木石国的律法都是以无情而生,若是有情,便是最大的罪过。
我生来无情无义,又武功高强。
我开办了京城中远近闻名的方氏武院,教人「提升武功,斩断情意」。
这日,一个极其难缠的人却来到了方氏武院。
一个叫傅君回的体弱书生,在院外喋喋不休着,因为他生来多情,就要触犯国法了,他非要我将他纳入书院不可。

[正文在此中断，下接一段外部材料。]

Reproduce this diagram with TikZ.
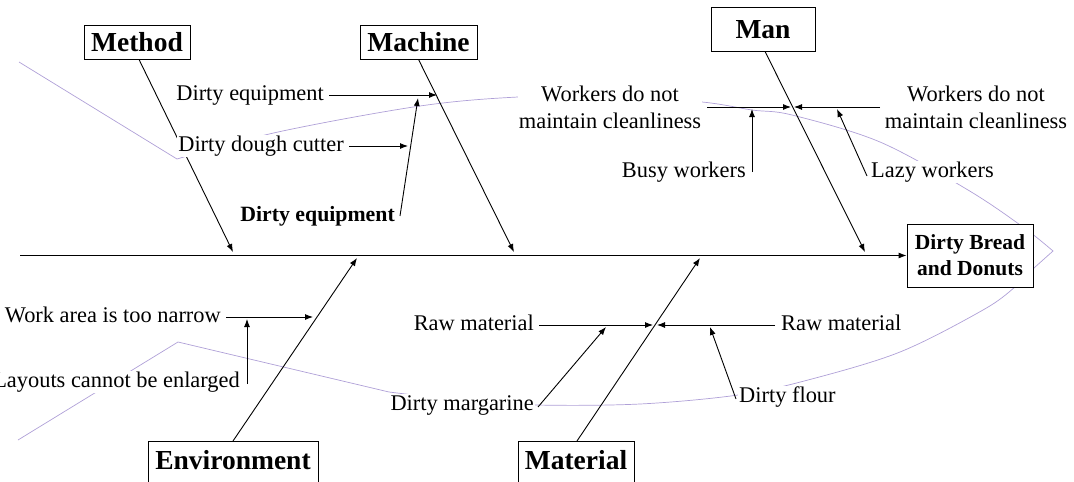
\documentclass[tikz,border=0pt]{standalone}
\usepackage{fontspec}
\setmainfont{Liberation Serif}
\usetikzlibrary{arrows.meta}
\definecolor{fishc}{RGB}{175,160,215}
\begin{document}
\begin{tikzpicture}[x=1pt,y=-1pt,
  line/.style={line width=0.9pt, black},
  arr/.style={line, -{Latex[length=8pt,width=6pt]}},
  fish/.style={line width=0.7pt, fishc},
  box/.style={draw, fill=white, line width=0.9pt, font=\bfseries\fontsize{27.5}{30}\selectfont, inner sep=0pt, text height=18.2pt, text depth=0pt},
  lbl/.style={fill=white, inner sep=1pt, font=\fontsize{22.4}{27}\selectfont, text height=15pt, text depth=5pt},
  mlbl/.style={fill=white, inner sep=1pt, font=\fontsize{22.4}{27}\selectfont, align=center},
  blbl/.style={lbl, font=\bfseries\fontsize{21.8}{26}\selectfont}
]
\useasboundingbox (0,0) rectangle (1074,482);

% fish outline
\draw[fish] (19,62) -- (177,159)
  -- plot[smooth, tension=0.55] coordinates {(177,159) (278,132) (420,106) (518,97) (610,96) (702,102) (752,110) (792,115) (880,142) (968,190) (1023,227) (1053,251)}
  -- (1034,268)
  -- plot[smooth, tension=0.55] coordinates {(1034,268) (1015,287) (983,310) (900,352) (808,380) (738,395) (640,404) (537,405) (460,400) (389,392)}
  -- (178,342) -- (18,440);

% coordinates
\coordinate (sp0) at (20,255.5);
\coordinate (tMethod) at (233,252);
\coordinate (tMachine) at (514,252);
\coordinate (tMan) at (865,252);
\coordinate (tEnv) at (357,258);
\coordinate (tMat) at (700,258);
\coordinate (tEq1) at (437,95);
\coordinate (tDough) at (408,146);
\coordinate (tEq2) at (418,98);
\coordinate (tWL) at (791,107);
\coordinate (tWR) at (794,107);
\coordinate (sWL) at (707,107);
\coordinate (sWR) at (880,107);
\coordinate (tBusy) at (752,109);
\coordinate (tLazy) at (837,109);
\coordinate (tWork) at (313,317);
\coordinate (tLay) at (247,319);
\coordinate (tRawL) at (653,325);
\coordinate (tRawR) at (657,325);
\coordinate (tMarg) at (606,327);
\coordinate (tFlour) at (710,327);

% boxes
\node[box, minimum width=106pt, minimum height=34pt] (method) at (137,42) {Method};
\node[box, minimum width=117pt, minimum height=34pt] (machine) at (418.5,42) {Machine};
\node[box, minimum width=104pt, minimum height=44pt] (man) at (763,29) {Man};
\node[box, anchor=north, minimum width=170pt, inner ysep=10pt, text depth=40pt] (env) at (233,441) {Environment};
\node[box, anchor=north, minimum width=116pt, inner ysep=10pt, text depth=40pt] (mat) at (576,441) {Material};
\node[box, minimum width=126pt, minimum height=63pt, align=center, font=\bfseries\fontsize{21.5}{26}\selectfont, text height=, text depth=] (result) at (970,255.5) {Dirty Bread\\and Donuts};

% spine and main branches
\draw[arr] (sp0) -- (result.west);
\draw[arr] ([xshift=2pt]method.south) -- (tMethod);
\draw[arr] (machine.south) -- (tMachine);
\draw[arr] ([xshift=2pt]man.south) -- (tMan);
\draw[arr] (env.north) -- (tEnv);
\draw[arr] ([xshift=1pt]mat.north) -- (tMat);

% labels
\node[lbl, anchor=east] (eq1) at (325,95) {Dirty equipment};
\node[lbl, anchor=east] (dough) at (345,146) {Dirty dough cutter};
\node[blbl, anchor=east] (eq2) at (396,216) {Dirty equipment};
\node[mlbl] (wl) at (610,107) {Workers do not\\maintain cleanliness};
\node[mlbl] (wr) at (976,107) {Workers do not\\maintain cleanliness};
\node[lbl, anchor=east] (busy) at (747,172) {Busy workers};
\node[lbl, anchor=west] (lazy) at (870,172) {Lazy workers};
\node[lbl, anchor=east] (work) at (222,317) {Work area is too narrow};
\node[lbl, anchor=east] (lay) at (241,382) {Layouts cannot be enlarged};
\node[lbl, anchor=east] (rawl) at (535,325) {Raw material};
\node[lbl, anchor=west] (rawr) at (780,325) {Raw material};
\node[lbl, anchor=east] (marg) at (535,405) {Dirty margarine};
\node[lbl, anchor=west] (flour) at (738,397) {Dirty flour};

% sub-cause connectors
\draw[arr] ([xshift=4pt]eq1.east) -- (tEq1);
\draw[arr] ([xshift=4pt]dough.east) -- (tDough);
\draw[arr] ([xshift=4pt]eq2.east) -- (tEq2);
\draw[arr] (sWL) -- (tWL);
\draw[arr] (sWR) -- (tWR);
\draw[arr] ([xshift=5pt]busy.east) -- (tBusy);
\draw[arr] ([xshift=-3pt,yshift=-4pt]lazy.west) -- (tLazy);
\draw[arr] ([xshift=4pt]work.east) -- (tWork);
\draw[arr] ([xshift=6pt,yshift=-2pt]lay.east) -- (tLay);
\draw[arr] ([xshift=4pt]rawl.east) -- (tRawL);
\draw[arr] ([xshift=-5pt]rawr.west) -- (tRawR);
\draw[arr] ([xshift=3pt,yshift=-2pt]marg.east) -- (tMarg);
\draw[arr] ([xshift=-2pt,yshift=-2pt]flour.west) -- (tFlour);
\end{tikzpicture}
\end{document}
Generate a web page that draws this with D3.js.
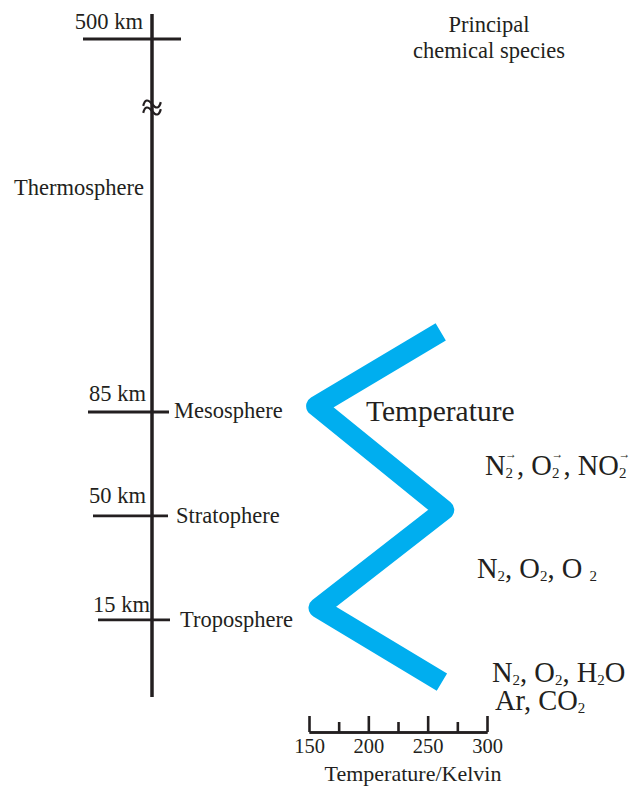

我推开院门,正想用一套组合拳赶跑他,抬头,却看见他长着一张惊为天人的脸。
更奇怪的是,我见到他后总觉得有一种熟悉感,好像我们上辈子有很多纠葛似得。
鬼使神差的,我破例收下了傅君回。
我教武无数,而傅君回是我为师生涯中唯一的污点。
傅君回不像我的其他弟子一样在练武时只会「哼,吼,哈,嘿。」
「昏昏此身何所似,恰似芭蕉骤雨中。」傅君回总是这样温言细语地开口,然后用手扣住我腰间的软肉,用他那双多情的眸子望定我,「师父,这套招式我不会,你能教我吗?」
每次教完他,我都得念好多遍清心诀。
杀千刀的傅君回!
日复一日,我竟感觉自己对傅君回产生了一些感情。
在一个月影清清的晚上,我闯入了傅君回的寝殿。
我的语气是不容置疑的:「跟我走,我们离开木石国。」
我已经想好了傅君回会怎么拒绝我,所以我将大刀架在傅君回的脖颈上。
可他轻轻推开那把刀,竟用满是水色的眸子看向我。